**Exercise prompt**
Below is some material; set it all down exactly, apart from the pictures.

**Given material**
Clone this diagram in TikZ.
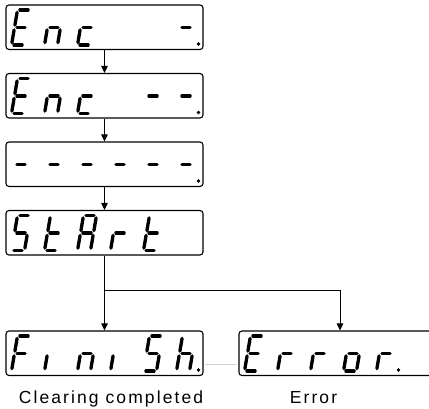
\documentclass[tikz,border=0pt]{standalone}
\usepackage{fontspec}
\newfontfamily\lblfont[LetterSpace=12]{Liberation Sans}
\usetikzlibrary{arrows.meta,calc}
\tikzset{
  segline/.style={line width=3.3pt, line cap=round, shorten <=2.4pt, shorten >=2.4pt},
  seg/a/.code={\draw[segline] (6,-35) -- (19,-35);},
  seg/b/.code={\draw[segline] (19,-35) -- (16,-17.5);},
  seg/c/.code={\draw[segline] (16,-17.5) -- (13,0);},
  seg/d/.code={\draw[segline] (0,0) -- (13,0);},
  seg/e/.code={\draw[segline] (3,-17.5) -- (0,0);},
  seg/f/.code={\draw[segline] (6,-35) -- (3,-17.5);},
  seg/g/.code={\draw[segline] (3,-17.5) -- (16,-17.5);},
  dispbox/.style={draw, line width=1.1pt, rounded corners=3pt, minimum height=44.5pt, inner sep=0pt, text opacity=0},
  arr/.style={line width=1pt, -{Triangle[length=7pt,width=6.5pt]}},
  faint/.style={line width=0.5pt, draw=black!18},
  lbl/.style={font=\lblfont\fontsize{17.5}{20}\selectfont, inner sep=0pt, anchor=base}
}
\newcommand\dispdigit[4]{%
  \begin{scope}[shift={({#1+5.5+33*#3},{#2+40})}]
    \foreach \s in {#4} {\edef\segtmp{\noexpand\tikzset{seg/\s}}\segtmp}
  \end{scope}}
\newcommand\dispdot[3]{\fill ({#1+6+33*#3+21.5},{#2+39}) circle (1.8pt);}
\begin{document}
\begin{tikzpicture}[x=1pt,y=-1pt]
\useasboundingbox (0,0) rectangle (429,409);
% boxes
\node[dispbox, minimum width=197pt] (b1) at (104.5,27.25) {Enc -.};
\node[dispbox, minimum width=197pt] (b2) at (104.5,95.75) {Enc --.};
\node[dispbox, minimum width=197pt] (b3) at (104.5,164.25) {------.};
\node[dispbox, minimum width=197pt] (b4) at (104.5,232.75) {StArt};
\node[dispbox, minimum width=197pt] (b5) at (104.5,353.25) {FiniSh.};
\node[dispbox, minimum width=202pt] (b6) at (340,353.25) {Error.};
% box 1
\dispdigit{6}{5}{0}{a,d,e,f,g}
\dispdigit{6}{5}{1}{c,e,g}
\dispdigit{6}{5}{2}{d,e,g}
\dispdigit{6}{5}{5}{g}
\dispdot{6}{5}{5}
% box 2
\dispdigit{6}{73.5}{0}{a,d,e,f,g}
\dispdigit{6}{73.5}{1}{c,e,g}
\dispdigit{6}{73.5}{2}{d,e,g}
\dispdigit{6}{73.5}{4}{g}
\dispdigit{6}{73.5}{5}{g}
\dispdot{6}{73.5}{5}
% box 3
\foreach \i in {0,...,5} {\dispdigit{6}{142}{\i}{g}}
\dispdot{6}{142}{5}
% box 4
\dispdigit{6}{210.5}{0}{a,c,d,f,g}
\dispdigit{6}{210.5}{1}{d,e,f,g}
\dispdigit{6}{210.5}{2}{a,b,c,e,f,g}
\dispdigit{6}{210.5}{3}{e,g}
\dispdigit{6}{210.5}{4}{d,e,f,g}
% box 5
\dispdigit{6}{331}{0}{a,e,f,g}
\dispdigit{6}{331}{1}{e}
\dispdigit{6}{331}{2}{c,e,g}
\dispdigit{6}{331}{3}{e}
\dispdigit{6}{331}{4}{a,c,d,f,g}
\dispdigit{6}{331}{5}{c,e,f,g}
\dispdot{6}{331}{5}
% box 6
\dispdigit{239}{331}{0}{a,d,e,f,g}
\dispdigit{239}{331}{1}{e,g}
\dispdigit{239}{331}{2}{e,g}
\dispdigit{239}{331}{3}{c,d,e,g}
\dispdigit{239}{331}{4}{e,g}
\dispdot{239}{331}{4}
% connectors
\draw[arr] (b1.south) -- (b2.north);
\draw[arr] (b2.south) -- (b3.north);
\draw[arr] (b3.south) -- (b4.north);
\draw[arr] (b4.south) -- (b5.north);
\coordinate (br) at (104.5,291);
\draw[arr] (br) -| (b6.north);
\draw[faint] ($(b5.south east)+(1,-11.5)$) -- ($(b6.south west)+(-2,-11.5)$);
% labels
\node[lbl] (l1) at (111,403) {Clearing completed};
\node[lbl] (l2) at (313.5,403) {Error};
\end{tikzpicture}
\end{document}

**Complete answer**
Clone this diagram in TikZ.
\documentclass[tikz,border=0pt]{standalone}
\usepackage{fontspec}
\newfontfamily\lblfont[LetterSpace=12]{Liberation Sans}
\usetikzlibrary{arrows.meta,calc}
\tikzset{
  segline/.style={line width=3.3pt, line cap=round, shorten <=2.4pt, shorten >=2.4pt},
  seg/a/.code={\draw[segline] (6,-35) -- (19,-35);},
  seg/b/.code={\draw[segline] (19,-35) -- (16,-17.5);},
  seg/c/.code={\draw[segline] (16,-17.5) -- (13,0);},
  seg/d/.code={\draw[segline] (0,0) -- (13,0);},
  seg/e/.code={\draw[segline] (3,-17.5) -- (0,0);},
  seg/f/.code={\draw[segline] (6,-35) -- (3,-17.5);},
  seg/g/.code={\draw[segline] (3,-17.5) -- (16,-17.5);},
  dispbox/.style={draw, line width=1.1pt, rounded corners=3pt, minimum height=44.5pt, inner sep=0pt, text opacity=0},
  arr/.style={line width=1pt, -{Triangle[length=7pt,width=6.5pt]}},
  faint/.style={line width=0.5pt, draw=black!18},
  lbl/.style={font=\lblfont\fontsize{17.5}{20}\selectfont, inner sep=0pt, anchor=base}
}
\newcommand\dispdigit[4]{%
  \begin{scope}[shift={({#1+5.5+33*#3},{#2+40})}]
    \foreach \s in {#4} {\edef\segtmp{\noexpand\tikzset{seg/\s}}\segtmp}
  \end{scope}}
\newcommand\dispdot[3]{\fill ({#1+6+33*#3+21.5},{#2+39}) circle (1.8pt);}
\begin{document}
\begin{tikzpicture}[x=1pt,y=-1pt]
\useasboundingbox (0,0) rectangle (429,409);
% boxes
\node[dispbox, minimum width=197pt] (b1) at (104.5,27.25) {Enc -.};
\node[dispbox, minimum width=197pt] (b2) at (104.5,95.75) {Enc --.};
\node[dispbox, minimum width=197pt] (b3) at (104.5,164.25) {------.};
\node[dispbox, minimum width=197pt] (b4) at (104.5,232.75) {StArt};
\node[dispbox, minimum width=197pt] (b5) at (104.5,353.25) {FiniSh.};
\node[dispbox, minimum width=202pt] (b6) at (340,353.25) {Error.};
% box 1
\dispdigit{6}{5}{0}{a,d,e,f,g}
\dispdigit{6}{5}{1}{c,e,g}
\dispdigit{6}{5}{2}{d,e,g}
\dispdigit{6}{5}{5}{g}
\dispdot{6}{5}{5}
% box 2
\dispdigit{6}{73.5}{0}{a,d,e,f,g}
\dispdigit{6}{73.5}{1}{c,e,g}
\dispdigit{6}{73.5}{2}{d,e,g}
\dispdigit{6}{73.5}{4}{g}
\dispdigit{6}{73.5}{5}{g}
\dispdot{6}{73.5}{5}
% box 3
\foreach \i in {0,...,5} {\dispdigit{6}{142}{\i}{g}}
\dispdot{6}{142}{5}
% box 4
\dispdigit{6}{210.5}{0}{a,c,d,f,g}
\dispdigit{6}{210.5}{1}{d,e,f,g}
\dispdigit{6}{210.5}{2}{a,b,c,e,f,g}
\dispdigit{6}{210.5}{3}{e,g}
\dispdigit{6}{210.5}{4}{d,e,f,g}
% box 5
\dispdigit{6}{331}{0}{a,e,f,g}
\dispdigit{6}{331}{1}{e}
\dispdigit{6}{331}{2}{c,e,g}
\dispdigit{6}{331}{3}{e}
\dispdigit{6}{331}{4}{a,c,d,f,g}
\dispdigit{6}{331}{5}{c,e,f,g}
\dispdot{6}{331}{5}
% box 6
\dispdigit{239}{331}{0}{a,d,e,f,g}
\dispdigit{239}{331}{1}{e,g}
\dispdigit{239}{331}{2}{e,g}
\dispdigit{239}{331}{3}{c,d,e,g}
\dispdigit{239}{331}{4}{e,g}
\dispdot{239}{331}{4}
% connectors
\draw[arr] (b1.south) -- (b2.north);
\draw[arr] (b2.south) -- (b3.north);
\draw[arr] (b3.south) -- (b4.north);
\draw[arr] (b4.south) -- (b5.north);
\coordinate (br) at (104.5,291);
\draw[arr] (br) -| (b6.north);
\draw[faint] ($(b5.south east)+(1,-11.5)$) -- ($(b6.south west)+(-2,-11.5)$);
% labels
\node[lbl] (l1) at (111,403) {Clearing completed};
\node[lbl] (l2) at (313.5,403) {Error};
\end{tikzpicture}
\end{document}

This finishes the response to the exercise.